Fire Phone's flop may jeopardize Amazon's future hardware endeavors

27.08.2015
Amazon’s Fire Phone wasn’t a bad phone, per se, but its handful of neat gimmicks couldn’t compensate for the fact that it was priced like an iPhone despite existing solely to get you to buy more stuff from Amazon. The Fire Phone found itself on fire sale after promptly being ignored by the masses, and its epic failure may now be jeopardizing the future output of Amazon’s hardware labs.

Amazon’s putting its ongoing phone plans on the backburner and even laying off dozens of engineers from Lab126, its hardware division, The Wall Street Journal reports (though Amazon declined to comment).

Lab126 isn’t dedicated to the Fire Phone alone. Amazon’s put out a wide range of hardware over the years, from the mightily successful Kindle e-reader and Kindle Fire tablets to the video-streaming Fire TV and Fire TV Stick set-top boxes, as well as more quirky smart home-type devices like the Amazon Echo and those new Dash buttons. Like the Fire Phone, all have been designed to make it more convenient to buy either physical or digital products from Amazon.

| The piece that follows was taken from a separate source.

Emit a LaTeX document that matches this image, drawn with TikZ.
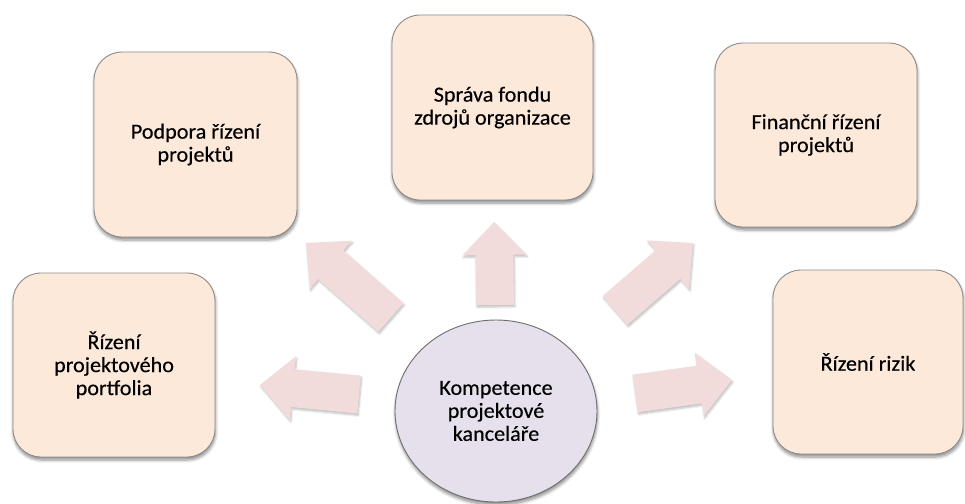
\documentclass[tikz,border=0pt]{standalone}
\usepackage{fontspec}
\setmainfont{Carlito}[FakeStretch=1.03,FakeBold=0.35]
\usetikzlibrary{calc,shapes.geometric,shadows.blur}

\definecolor{boxfill}{HTML}{FDE9DA}
\definecolor{boxline}{HTML}{8A8A8A}
\definecolor{hubfill}{HTML}{E5E0EC}
\definecolor{hubline}{HTML}{6E6E6E}
\definecolor{arrowfill}{HTML}{F2DCDB}

\tikzset{
  softshadow/.style={blur shadow={shadow xshift=0.5pt, shadow yshift=-3pt,
      shadow blur radius=3pt, shadow blur steps=6, shadow opacity=45}},
  label text/.style={align=center, text=black,
      font=\fontsize{21.5}{23}\selectfont},
  card/.style={rectangle, rounded corners=28pt, draw=boxline, line width=0.9pt,
      fill=boxfill, softshadow, label text, inner sep=0pt},
  hub/.style={ellipse, draw=hubline, line width=0.9pt, fill=hubfill,
      softshadow, label text, inner sep=0pt,
      minimum width=202pt, minimum height=182pt},
  arrowbody/.style={fill=arrowfill, blur shadow={shadow xshift=1pt,
      shadow yshift=-2pt, shadow blur radius=2pt, shadow blur steps=5,
      shadow opacity=25}}
}

% Block arrow from a tail coordinate to a tip coordinate
\newcommand\pmoarrow[2]{%
  \coordinate (#1-b) at ($(#2)!33pt!(#1)$);
  \fill[arrowbody] ($(#1)!19pt!90:(#2)$) -- ($(#1-b)!19pt!90:(#2)$)
    -- ($(#1-b)!32pt!90:(#2)$) -- (#2) -- ($(#1-b)!32pt!-90:(#2)$)
    -- ($(#1-b)!19pt!-90:(#2)$) -- ($(#1)!19pt!-90:(#2)$) -- cycle;
}

\begin{document}
\begin{tikzpicture}[x=1pt,y=-1pt]
\useasboundingbox (0,0) rectangle (965,503);

% block arrows (tail and tip points)
\coordinate (upT) at (495,305);   \coordinate (upH) at (494,222);
\coordinate (ulT) at (391,317.5); \coordinate (ulH) at (306,243);
\coordinate (urT) at (615,310.5); \coordinate (urH) at (693,243);
\coordinate (lfT) at (359,394.5); \coordinate (lfH) at (260,385);
\coordinate (rtT) at (635,393.5); \coordinate (rtH) at (732,380);

\pmoarrow{upT}{upH}
\pmoarrow{ulT}{ulH}
\pmoarrow{urT}{urH}
\pmoarrow{lfT}{lfH}
\pmoarrow{rtT}{rtH}

% competence areas
\node[card, minimum width=202pt, minimum height=184pt] (portfolio) at (114,365)
  {Řízení\\projektového\\portfolia};
\node[card, minimum width=203pt, minimum height=185pt] (support) at (195.5,144.5)
  {Podpora řízení\\projektů};
\node[card, minimum width=201pt, minimum height=185pt] (resources) at (492.5,107.5)
  {Správa fondu\\zdrojů organizace};
\node[card, minimum width=202pt, minimum height=184pt] (finance) at (816,135)
  {Finanční řízení\\projektů};
\node[card, minimum width=190pt, minimum height=184pt] (risk) at (868,362)
  {Řízení rizik};

% central hub
\node[hub] (pmo) at (496,411) {Kompetence\\projektové\\kanceláře};
\end{tikzpicture}
\end{document}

But the reported layoffs may have ramifications that extend beyond a potential Fire Phone successor. The WSJ says that Amazon has canceled several hardware projects that were in the works, including “Cairo,” a 14-inch tablet; “Nitro,” a connected stylus that could transform your handwritten notes into a digital shopping list (ugh); and “Shimmer,” a projector.

The impact on you at home: It sounds like both people pining for a new Fire Phone will have a while to wait, but don’t expect this setback to slam the breaks on Amazon’s ambitious hardware endeavors. Lab126 reportedly employs roughly 3000 people, so laying off a few dozen engineers isn’t a major loss, and it’s churned out far more successes than losses in recent memory. Now that smart, connected devices are starting to slowly worm their way into our homes, Amazon seems more keen than ever to come up with helpful hardware designed to, well, make it easier for you to buy stuff from Amazon.

A $650 smartphone just wasn’t a smart way to do that.